A hearing panel of the Investment Industry Regulatory Organization of Canada (IIROC) has imposed a penalty on Patrick David O’Neill which includes a fine of $775,000 and a permanent ban. The panel also ordered Mr. O’Neill to pay $104,985.06 in costs.

The panel’s penalty decision follows an earlier decision which found that O’Neill misled clients and his firm with false and forged documents in several instances, and that he misappropriated client funds in excess of $200,000. The panel also found that O’Neill failed to meet with IIROC staff and cooperate with an IIROC investigation.

The earlier decision found that O’Neill engaged in conduct unbecoming and detrimental to the public interest, contrary to IIROC Rule 29.1, by:

  • delivering a false document to a client to make her believe that a transaction had been cancelled as per her instructions;
  • falsely allowing the same client on two separate occasions to believe that she had received compensation from her investment dealer, even though the cheques had come from her own cash account;
  • misleading another client by sending him forged statements that did not accurately reflect his portfolios;
  • forging or using change of address documents with falsified copied signatures to redirect that same client’s mail away from his residential address;
  • sending the firm’s compliance department a letter with the forged signature of that same client;
  • making a client believe that he was receiving a monthly rental income, although the funds came from the client’s own margin account with the firm; and
  • proposing a fictitious and unauthorized off-book investment to a client to obtain $200,000 of the client’s money.

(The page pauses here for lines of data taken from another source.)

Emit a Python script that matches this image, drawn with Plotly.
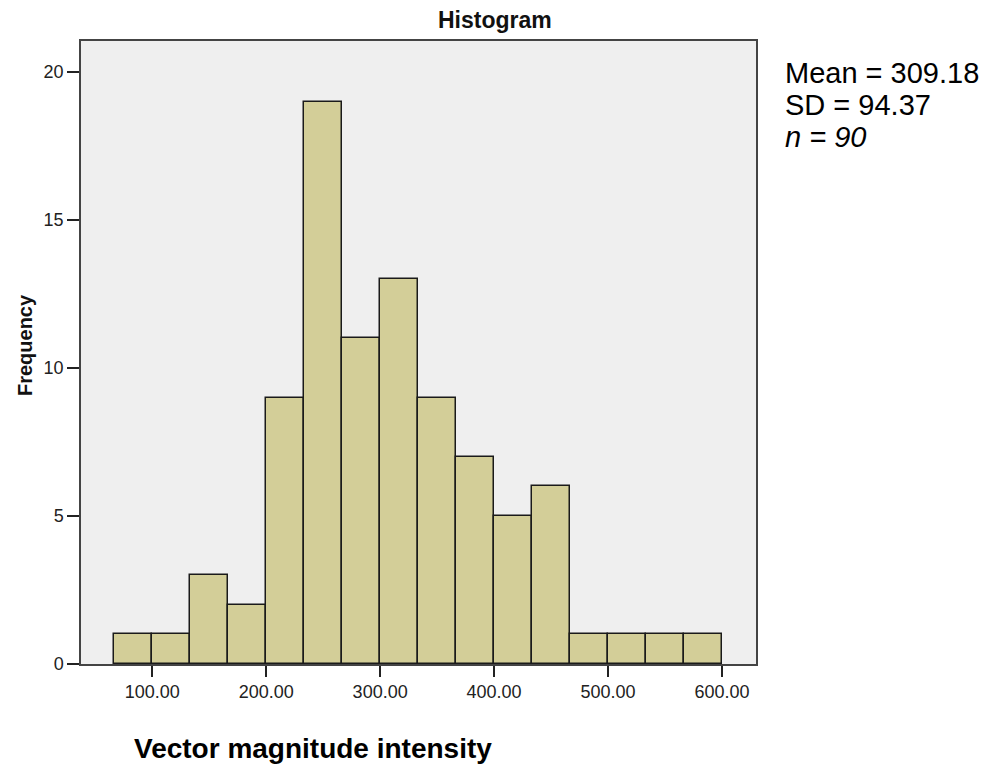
import numpy as np
import plotly.graph_objects as go

# histogram of vector magnitude intensity (SPSS style)
counts = [1, 1, 3, 2, 9, 19, 11, 13, 9, 7, 5, 6, 1, 1, 1, 1]
bin_start = 66.667
bin_width = 33.333
x_ticks = [100, 200, 300, 400, 500, 600]
y_ticks = [0, 5, 10, 15, 20]
stats_lines = ["Mean = 309.18", "SD = 94.37", "<i>n = 90</i>"]

centers = bin_start + bin_width * (np.arange(len(counts)) + 0.5)

FONT = "Liberation Sans, Arial, sans-serif"

# page body adds 8px margin, so figure is a little smaller than the window
W, H = 990, 763
L, R, T, B = 73, 242, 33, 107
pw, ph = W - L - R, H - T - B

fig = go.Figure()
fig.add_trace(go.Bar(
    x=centers, y=counts, width=bin_width,
    marker=dict(color="#d3ce98", line=dict(color="#1a1a1a", width=1.5)),
    showlegend=False, hoverinfo="x+y",
))

fig.update_xaxes(
    range=[37.5, 629.8], tickvals=x_ticks, tickformat=".2f",
    ticks="outside", ticklen=11, tickwidth=1.5, tickcolor="#222",
    showline=True, linecolor="#444", linewidth=1.5, mirror=True,
    showgrid=False, zeroline=False,
    tickfont=dict(family=FONT, size=18, color="#222"),
)
fig.update_yaxes(
    range=[0, 21.05], tickvals=y_ticks,
    ticks="outside", ticklen=12, tickwidth=1.5, tickcolor="#222",
    showline=True, linecolor="#444", linewidth=1.5, mirror=True,
    showgrid=False, zeroline=False,
    tickfont=dict(family=FONT, size=18, color="#222"),
)

annots = [
    dict(text="<b>Histogram</b>", xref="paper", yref="paper", x=(487 - L) / pw, y=1,
         yanchor="bottom", yshift=6, showarrow=False,
         font=dict(family=FONT, size=23, color="#111")),
    dict(text="<b>Vector magnitude intensity</b>", xref="paper", yref="paper",
         x=(305 - L) / pw, y=0, yshift=-67, yanchor="top", showarrow=False,
         font=dict(family=FONT, size=28, color="#000")),
    dict(text="<b>Frequency</b>", xref="paper", yref="paper", textangle=-90,
         x=(17 - L) / pw, y=0.512, xanchor="center", yanchor="middle", showarrow=False,
         font=dict(family=FONT, size=20, color="#111")),
]
for i, line in enumerate(stats_lines):
    annots.append(dict(text=line, xref="paper", yref="paper",
                       x=1, xshift=27, y=1, yshift=-14 - 32 * i,
                       xanchor="left", yanchor="top", align="left",
                       showarrow=False, font=dict(family=FONT, size=29, color="#000")))

fig.update_layout(
    width=W, height=H,
    margin=dict(l=L, r=R, t=T, b=B),
    plot_bgcolor="#efefef", paper_bgcolor="white",
    bargap=0,
    annotations=annots,
)

fig.write_html("out.html")
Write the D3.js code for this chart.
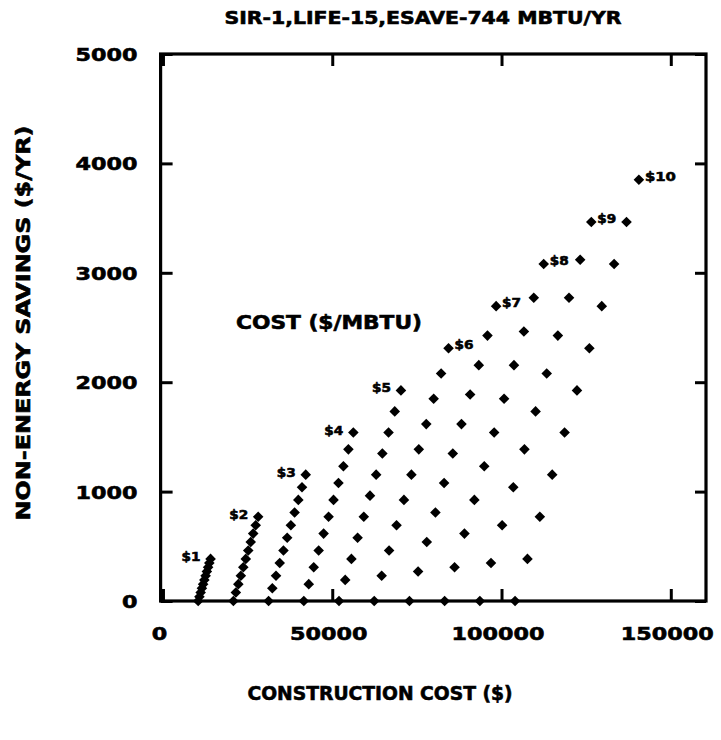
<!DOCTYPE html>
<html>
<head>
<meta charset="utf-8">
<script src="https://cdn.jsdelivr.net/npm/d3@7"></script>
<style>
  html, body { margin: 0; padding: 0; background: #fff; }
  svg { display: block; }
  text { font-family: "DejaVu Sans", sans-serif; font-weight: bold; fill: #000; stroke: #000; stroke-width: 0.6px; }
</style>
</head>
<body>
<svg id="chart" width="721" height="740"></svg>
<script>
// Energy cost levels ($/MBTU), one diamond series each
const costLabels = ["$1", "$2", "$3", "$4", "$5", "$6", "$7", "$8", "$9", "$10"];

// Construction cost ($) of each point, per cost level
const constructionCost = [
  [10400, 10770, 11130, 11500, 11860, 12230, 12600, 12960, 13330, 13690, 14060],
  [20800, 21530, 22260, 23000, 23730, 24460, 25190, 25920, 26650, 27390, 28120],
  [31200, 32300, 33390, 34490, 35590, 36690, 37780, 38880, 39980, 41070, 42170],
  [41600, 43060, 44530, 45990, 47450, 48920, 50380, 51840, 53300, 54770, 56230],
  [52000, 53830, 55660, 57490, 59320, 61150, 62970, 64800, 66630, 68460, 70290],
  [62400, 64600, 66790, 68990, 71180, 73380, 75570, 77770, 79960, 82160, 84350],
  [72800, 75360, 77920, 80480, 83040, 85610, 88170, 90730, 93290, 95850, 98410],
  [83200, 86130, 89050, 91980, 94900, 97830, 100760, 103680, 106610, 109530, 112460],
  [93600, 96890, 100180, 103480, 106770, 110060, 113350, 116640, 119940, 123230, 126520],
  [104000, 107660, 111320, 114970, 118630, 122290, 125950, 129610, 133260, 136920, 140580]
];

// Non-energy savings ($/yr) of each point, per cost level
const nonEnergySavings = [
  [0, 39, 77, 116, 154, 193, 231, 270, 308, 347, 385],
  [0, 77, 154, 231, 308, 385, 462, 539, 616, 693, 770],
  [0, 116, 231, 347, 462, 578, 693, 809, 924, 1040, 1155],
  [0, 154, 308, 462, 616, 770, 924, 1078, 1232, 1386, 1540],
  [0, 193, 385, 578, 770, 963, 1155, 1348, 1540, 1733, 1925],
  [0, 231, 462, 693, 924, 1155, 1386, 1617, 1848, 2079, 2310],
  [0, 270, 539, 809, 1078, 1348, 1617, 1887, 2156, 2426, 2695],
  [0, 308, 616, 924, 1232, 1540, 1848, 2156, 2464, 2772, 3080],
  [0, 347, 693, 1040, 1386, 1733, 2079, 2426, 2772, 3119, 3465],
  [0, 385, 770, 1155, 1540, 1925, 2310, 2695, 3080, 3465, 3850]
];

const xTickValues = [0, 50000, 100000, 150000];
const yTickValues = [0, 1000, 2000, 3000, 4000, 5000];

const titleText = "SIR-1,LIFE-15,ESAVE-744 MBTU/YR";
const xTitleText = "CONSTRUCTION COST ($)";
const yTitleText = "NON-ENERGY SAVINGS ($/YR)";
const legendTitleText = "COST ($/MBTU)";

const svg = d3.select("#chart");
const frame = { left: 160.6, right: 706, top: 54, bottom: 601 };

const x = d3.scaleLinear().domain([-700, 160400]).range([frame.left, frame.right]);
const y = d3.scaleLinear().domain([0, 5000]).range([frame.bottom, frame.top]);

const DIGIT_W = 15.5;

// Filled square-on-point diamond
const diamond = {
  draw(context, size) {
    const r = Math.sqrt(size / 2);
    context.moveTo(0, -r);
    context.lineTo(r, 0);
    context.lineTo(0, r);
    context.lineTo(-r, 0);
    context.closePath();
  }
};

// Axes: ticks point inward on all four sides
function styleAxis(g) {
  g.select(".domain").remove();
  g.selectAll(".tick line").attr("stroke", "#000").attr("stroke-width", 3);
  g.selectAll(".tick text")
    .attr("font-family", "DejaVu Sans, sans-serif")
    .attr("font-weight", "bold")
    .attr("font-size", 18)
    .attr("fill", "#000")
    .attr("lengthAdjust", "spacingAndGlyphs")
    .attr("textLength", function () { return this.textContent.length * DIGIT_W; });
}

const fmt = d3.format("d");

svg.append("g")
  .attr("transform", `translate(0,${frame.bottom})`)
  .call(d3.axisBottom(x).tickValues(xTickValues).tickFormat(fmt).tickSize(-12).tickPadding(26))
  .call(styleAxis)
  .call(g => g.selectAll(".tick text").attr("dx", -4));

svg.append("g")
  .attr("transform", `translate(0,${frame.top})`)
  .call(d3.axisTop(x).tickValues(xTickValues).tickFormat("").tickSize(-12))
  .call(styleAxis);

svg.append("g")
  .attr("transform", `translate(${frame.left},0)`)
  .call(d3.axisLeft(y).tickValues(yTickValues).tickFormat(fmt).tickSize(-12).tickPadding(23))
  .call(styleAxis)
  .call(g => g.selectAll(".tick text").attr("dy", "0.36em"));

svg.append("g")
  .attr("transform", `translate(${frame.right},0)`)
  .call(d3.axisRight(y).tickValues(yTickValues).tickFormat("").tickSize(-11))
  .call(styleAxis);

// Plot frame
svg.append("rect")
  .attr("x", frame.left).attr("y", frame.top)
  .attr("width", frame.right - frame.left).attr("height", frame.bottom - frame.top)
  .attr("fill", "none").attr("stroke", "#000").attr("stroke-width", 3.2);

// Diamond series
const series = costLabels.map((label, i) => ({
  label,
  points: constructionCost[i].map((c, j) => ({ x: c, y: nonEnergySavings[i][j] }))
}));

const symbolPath = d3.symbol().type(diamond).size(56)();

const sg = svg.append("g");
series.forEach(s => {
  sg.selectAll(null)
    .data(s.points)
    .join("path")
    .attr("d", symbolPath)
    .attr("transform", d => `translate(${x(d.x)},${y(d.y)})`)
    .attr("fill", "#000");
});

// Cost labels next to the top point of each series
series.forEach((s, i) => {
  const top = s.points[s.points.length - 1];
  const onLeft = i < 5;
  svg.append("text")
    .attr("x", x(top.x) + (onLeft ? -10 : 6))
    .attr("y", y(top.y) + (onLeft ? 2 : 1))
    .attr("text-anchor", onLeft ? "end" : "start")
    .attr("font-size", 13)
    .attr("lengthAdjust", "spacingAndGlyphs")
    .attr("textLength", s.label.length === 3 ? 31 : 19)
    .text(s.label);
});

// Titles
svg.append("text")
  .attr("x", 423).attr("y", 24)
  .attr("text-anchor", "middle")
  .attr("font-size", 17)
  .attr("lengthAdjust", "spacingAndGlyphs")
  .attr("textLength", 397)
  .text(titleText);

svg.append("text")
  .attr("x", 380).attr("y", 700)
  .attr("text-anchor", "middle")
  .attr("font-size", 19)
  .attr("lengthAdjust", "spacingAndGlyphs")
  .attr("textLength", 265)
  .text(xTitleText);

svg.append("text")
  .attr("transform", "translate(30,323) rotate(-90)")
  .attr("text-anchor", "middle")
  .attr("font-size", 19)
  .attr("lengthAdjust", "spacingAndGlyphs")
  .attr("textLength", 395)
  .text(yTitleText);

svg.append("text")
  .attr("x", 329).attr("y", 329)
  .attr("text-anchor", "middle")
  .attr("font-size", 19)
  .attr("lengthAdjust", "spacingAndGlyphs")
  .attr("textLength", 186)
  .text(legendTitleText);
</script>
</body>
</html>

The panel also found that O’Neill failed to cooperate in the IIROC investigation by failing to meet requests to appear and to provide information, a violation of IIROC Rule 19.5. O’Neill also failed to attend the penalty hearing on February 3, 2011.

The violations took place between July, 2006 and August, 2009 when O’Neill was a Registered Representative at the Pointe-Claire Branch of Dundee Securities Corporation, an IIROC-regulated firm. IIROC began its formal investigation into O’Neill’s conduct on April 6, 2009, after the firm terminated O’Neill and reported numerous client complaints to IIROC. O’Neill is no longer registered with an IIROC-regulated firm.